** Start of SUPPLIED MATERIAL **
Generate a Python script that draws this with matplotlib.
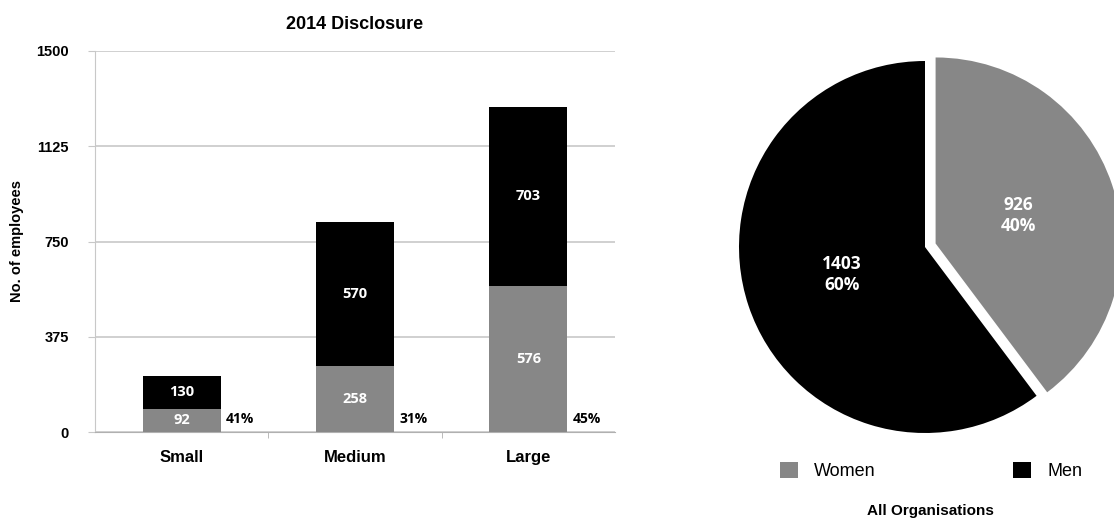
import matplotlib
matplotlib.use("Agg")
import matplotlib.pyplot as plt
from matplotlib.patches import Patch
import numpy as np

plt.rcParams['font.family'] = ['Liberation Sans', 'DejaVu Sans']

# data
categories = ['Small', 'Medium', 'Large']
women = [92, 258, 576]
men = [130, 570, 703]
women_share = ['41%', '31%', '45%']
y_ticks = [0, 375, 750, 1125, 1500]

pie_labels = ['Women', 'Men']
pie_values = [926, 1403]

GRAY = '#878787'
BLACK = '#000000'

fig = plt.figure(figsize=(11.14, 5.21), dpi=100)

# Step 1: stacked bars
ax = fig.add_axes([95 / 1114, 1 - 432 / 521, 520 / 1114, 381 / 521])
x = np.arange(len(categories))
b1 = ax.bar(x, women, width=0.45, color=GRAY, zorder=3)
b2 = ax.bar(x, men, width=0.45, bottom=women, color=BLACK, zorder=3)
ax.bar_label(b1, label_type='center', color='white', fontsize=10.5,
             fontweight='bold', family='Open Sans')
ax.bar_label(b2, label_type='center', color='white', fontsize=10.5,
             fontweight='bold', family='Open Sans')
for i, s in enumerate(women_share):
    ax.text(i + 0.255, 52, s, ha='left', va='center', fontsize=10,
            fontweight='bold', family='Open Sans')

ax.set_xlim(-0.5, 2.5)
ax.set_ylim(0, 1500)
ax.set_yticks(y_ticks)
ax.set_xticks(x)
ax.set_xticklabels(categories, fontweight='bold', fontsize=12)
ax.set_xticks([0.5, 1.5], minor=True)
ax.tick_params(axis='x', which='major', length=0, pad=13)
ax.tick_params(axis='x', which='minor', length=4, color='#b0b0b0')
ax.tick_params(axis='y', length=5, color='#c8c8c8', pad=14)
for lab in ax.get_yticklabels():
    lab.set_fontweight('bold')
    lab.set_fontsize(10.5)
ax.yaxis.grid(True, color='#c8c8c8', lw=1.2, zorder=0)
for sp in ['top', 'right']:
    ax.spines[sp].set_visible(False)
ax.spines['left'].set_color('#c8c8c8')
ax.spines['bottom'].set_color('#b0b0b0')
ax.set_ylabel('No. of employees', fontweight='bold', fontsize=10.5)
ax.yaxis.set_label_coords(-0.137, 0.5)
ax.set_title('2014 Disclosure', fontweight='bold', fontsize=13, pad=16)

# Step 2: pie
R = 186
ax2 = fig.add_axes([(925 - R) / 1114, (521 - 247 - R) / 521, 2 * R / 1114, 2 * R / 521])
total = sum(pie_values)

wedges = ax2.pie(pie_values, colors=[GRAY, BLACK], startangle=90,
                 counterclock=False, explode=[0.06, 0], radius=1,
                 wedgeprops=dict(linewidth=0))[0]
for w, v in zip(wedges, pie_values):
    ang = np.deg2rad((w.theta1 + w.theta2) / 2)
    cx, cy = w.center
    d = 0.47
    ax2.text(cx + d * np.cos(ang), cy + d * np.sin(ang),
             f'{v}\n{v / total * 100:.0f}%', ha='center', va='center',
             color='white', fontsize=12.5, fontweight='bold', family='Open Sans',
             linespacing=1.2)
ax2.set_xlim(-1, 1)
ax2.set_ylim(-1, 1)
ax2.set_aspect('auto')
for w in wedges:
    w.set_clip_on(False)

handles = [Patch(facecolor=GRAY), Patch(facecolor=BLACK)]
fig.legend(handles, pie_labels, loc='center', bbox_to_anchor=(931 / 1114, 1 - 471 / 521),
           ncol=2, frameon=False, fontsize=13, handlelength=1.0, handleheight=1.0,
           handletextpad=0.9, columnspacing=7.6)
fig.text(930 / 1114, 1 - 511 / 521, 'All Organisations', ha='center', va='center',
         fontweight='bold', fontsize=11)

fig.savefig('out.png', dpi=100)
** End of SUPPLIED MATERIAL **
* **STATED TASK**
Images in the data above are to be skipped. Retype all other material exactly.

* **FINAL RESULT**
Generate a Python script that draws this with matplotlib.
import matplotlib
matplotlib.use("Agg")
import matplotlib.pyplot as plt
from matplotlib.patches import Patch
import numpy as np

plt.rcParams['font.family'] = ['Liberation Sans', 'DejaVu Sans']

# data
categories = ['Small', 'Medium', 'Large']
women = [92, 258, 576]
men = [130, 570, 703]
women_share = ['41%', '31%', '45%']
y_ticks = [0, 375, 750, 1125, 1500]

pie_labels = ['Women', 'Men']
pie_values = [926, 1403]

GRAY = '#878787'
BLACK = '#000000'

fig = plt.figure(figsize=(11.14, 5.21), dpi=100)

# Step 1: stacked bars
ax = fig.add_axes([95 / 1114, 1 - 432 / 521, 520 / 1114, 381 / 521])
x = np.arange(len(categories))
b1 = ax.bar(x, women, width=0.45, color=GRAY, zorder=3)
b2 = ax.bar(x, men, width=0.45, bottom=women, color=BLACK, zorder=3)
ax.bar_label(b1, label_type='center', color='white', fontsize=10.5,
             fontweight='bold', family='Open Sans')
ax.bar_label(b2, label_type='center', color='white', fontsize=10.5,
             fontweight='bold', family='Open Sans')
for i, s in enumerate(women_share):
    ax.text(i + 0.255, 52, s, ha='left', va='center', fontsize=10,
            fontweight='bold', family='Open Sans')

ax.set_xlim(-0.5, 2.5)
ax.set_ylim(0, 1500)
ax.set_yticks(y_ticks)
ax.set_xticks(x)
ax.set_xticklabels(categories, fontweight='bold', fontsize=12)
ax.set_xticks([0.5, 1.5], minor=True)
ax.tick_params(axis='x', which='major', length=0, pad=13)
ax.tick_params(axis='x', which='minor', length=4, color='#b0b0b0')
ax.tick_params(axis='y', length=5, color='#c8c8c8', pad=14)
for lab in ax.get_yticklabels():
    lab.set_fontweight('bold')
    lab.set_fontsize(10.5)
ax.yaxis.grid(True, color='#c8c8c8', lw=1.2, zorder=0)
for sp in ['top', 'right']:
    ax.spines[sp].set_visible(False)
ax.spines['left'].set_color('#c8c8c8')
ax.spines['bottom'].set_color('#b0b0b0')
ax.set_ylabel('No. of employees', fontweight='bold', fontsize=10.5)
ax.yaxis.set_label_coords(-0.137, 0.5)
ax.set_title('2014 Disclosure', fontweight='bold', fontsize=13, pad=16)

# Step 2: pie
R = 186
ax2 = fig.add_axes([(925 - R) / 1114, (521 - 247 - R) / 521, 2 * R / 1114, 2 * R / 521])
total = sum(pie_values)

wedges = ax2.pie(pie_values, colors=[GRAY, BLACK], startangle=90,
                 counterclock=False, explode=[0.06, 0], radius=1,
                 wedgeprops=dict(linewidth=0))[0]
for w, v in zip(wedges, pie_values):
    ang = np.deg2rad((w.theta1 + w.theta2) / 2)
    cx, cy = w.center
    d = 0.47
    ax2.text(cx + d * np.cos(ang), cy + d * np.sin(ang),
             f'{v}\n{v / total * 100:.0f}%', ha='center', va='center',
             color='white', fontsize=12.5, fontweight='bold', family='Open Sans',
             linespacing=1.2)
ax2.set_xlim(-1, 1)
ax2.set_ylim(-1, 1)
ax2.set_aspect('auto')
for w in wedges:
    w.set_clip_on(False)

handles = [Patch(facecolor=GRAY), Patch(facecolor=BLACK)]
fig.legend(handles, pie_labels, loc='center', bbox_to_anchor=(931 / 1114, 1 - 471 / 521),
           ncol=2, frameon=False, fontsize=13, handlelength=1.0, handleheight=1.0,
           handletextpad=0.9, columnspacing=7.6)
fig.text(930 / 1114, 1 - 511 / 521, 'All Organisations', ha='center', va='center',
         fontweight='bold', fontsize=11)

fig.savefig('out.png', dpi=100)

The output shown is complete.